EP by LSD
- Released: 17 November 2017
- Genre: Techno
- Label: Ostgut Ton
- Producer: Luke Slater, Steve Bicknell, Dave Sumner

LSD chronology
|  | Process (2017) | Second Process (2019) |

= Process (EP) =

2017 EP by LSD

"Process" (catalogue number "O-Ton 109") is the 2017 debut EP by the techno group LSD, a collaboration between Luke Slater, Steve Bicknell and Function (aka Dave Sumner). The tracks are described as focused on "the psychedelic aspects of techno", and an "interpretation of stroboscopic intensity on the summit of psychedelic experiences - permeated with moments of hypnotic and atonal melodies".

The three producers had worked together at various points over the previous 25 years; Slater and Bicknell remixed various of each others tracks during the early 1990s, Bicknell and Sumner had performed live together, while Sumner appears on a 2015 release from Slater's 'LB Dub Corp' project. The EP was preceded by live concerts in 2016 at the Amsterdam Dance Event and at Berghain in Berlin.

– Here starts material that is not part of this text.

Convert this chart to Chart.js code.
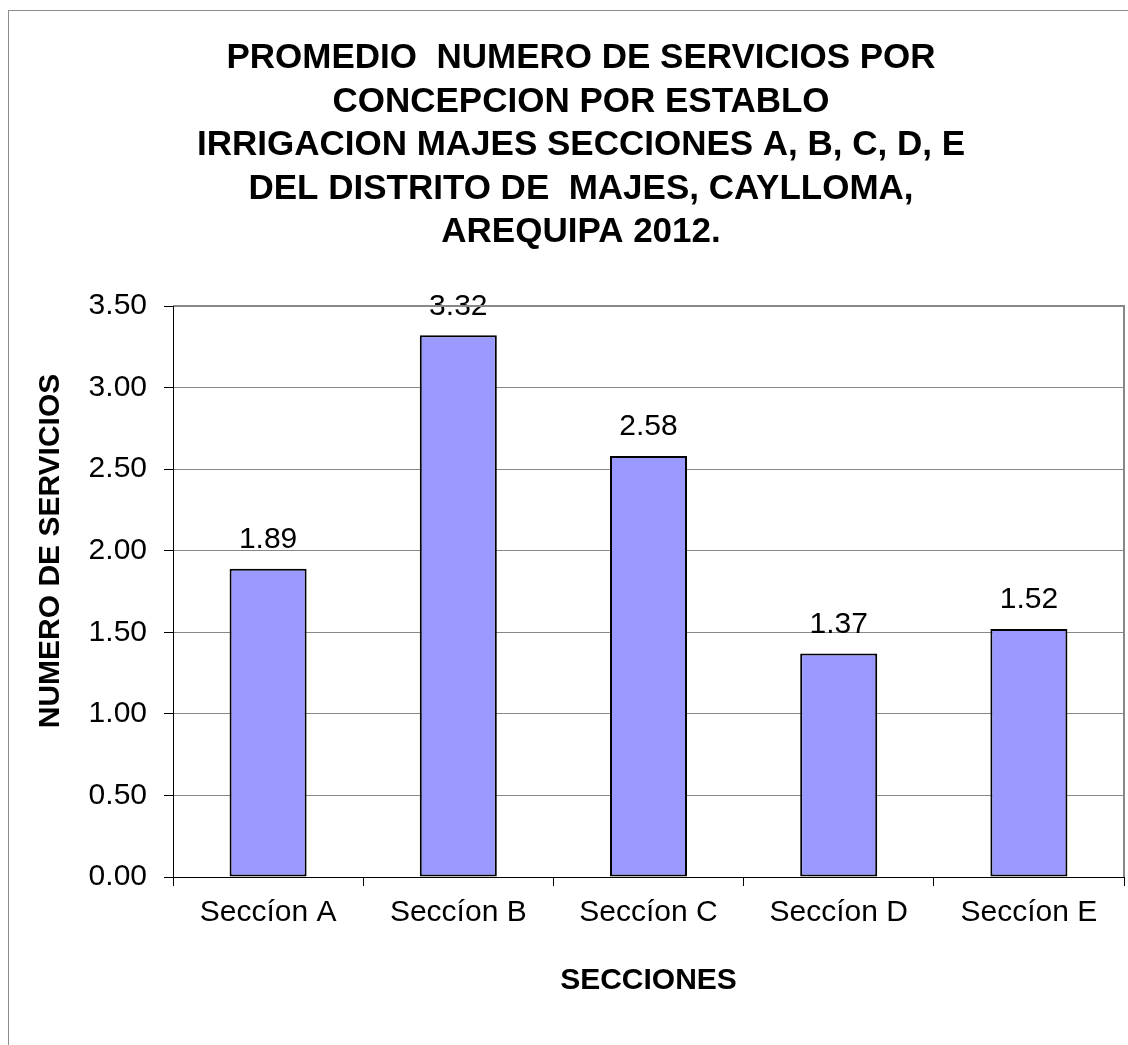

"Process" was released as a 12 inch on 17 November 2017 by the German label, Ostgut Ton, with sleeve art-work by Brazilian-born New York-based artist Eli Sudbrack, aka Assume Vivid Astro Focus.

==Track listing==
All tracks written and produced by Slater, Bicknell and Sumner.

- Process 1 - 5:08
- Process 2 - 8:26
- Process 3 - 10:40

==Follow up==
In May 2019, LSD announced the formation of a self-titled record label off-shoot, and the planned release of a six track album, Second Process, on 28 June. The song titles follow on directly after "Process 3", and are numbered "Process 4" to "Process 9". After the tracks were pre-released on SoundCloud, they were described as "melodic and mind-melting techno with surreal atmospheres and propulsive drum-programming."